息子のタローは、ちょっと変わった子だ。お小遣いを欲しがらないし、マンガも友達から借りてくる。ゲームに夢中になるわけでもない。けれど、彼には隠れた才能があった。韓国ドラマの子役として活躍しているのだ。

そのおかげで、学校ではちょっとした有名人。バレンタインデーともなると、教室の机がチョコで埋め尽くされるほどの人気ぶりだ。しかし、タローはもらったチョコを全部食べるわけじゃない。ホワイトデーには、お返しを用意するのだ。

ある年、タローはホワイトデーのお返しに、一風変わったクッキーを贈ることにした。

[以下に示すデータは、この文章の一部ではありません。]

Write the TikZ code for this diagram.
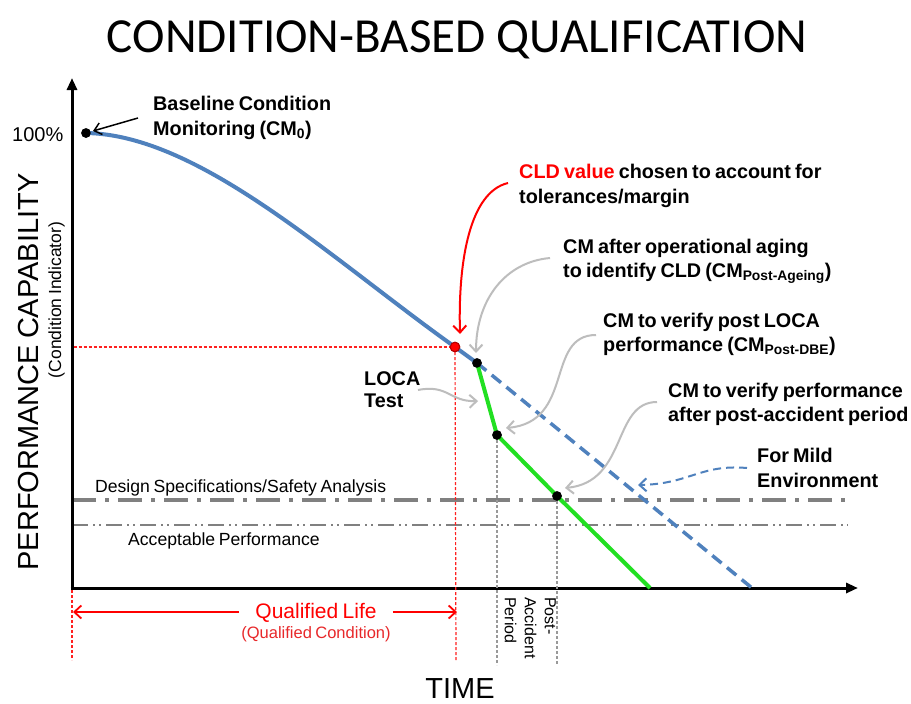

それは、東京都庁クッキーという、なんともユニークな名前のクッキーだった。

クッキーの材料は、なんと都内に落ちているどんぐり。それを特殊加工して食べられるようにし、クッキーに焼き込んだのだ。しかも、クッキーの製造は、なんと父親の会社の食品部門にお願いしたというから驚きだ。

クッキーは、学校中に配られた。その数、なんと4トントラックいっぱい。さらに、住所のわかるファンにも発送したため、その量は膨大なものになった。クッキーの製造費用は、工場から直送だったため安く済んだらしいが、それでもドラマ1話分の出演料くらいはかかってしまったそうだ。

タローは、ホワイトデーのお返しに、お金ではなくアイデアで勝負した。彼のユニークな発想と行動力には、感心するばかりだ。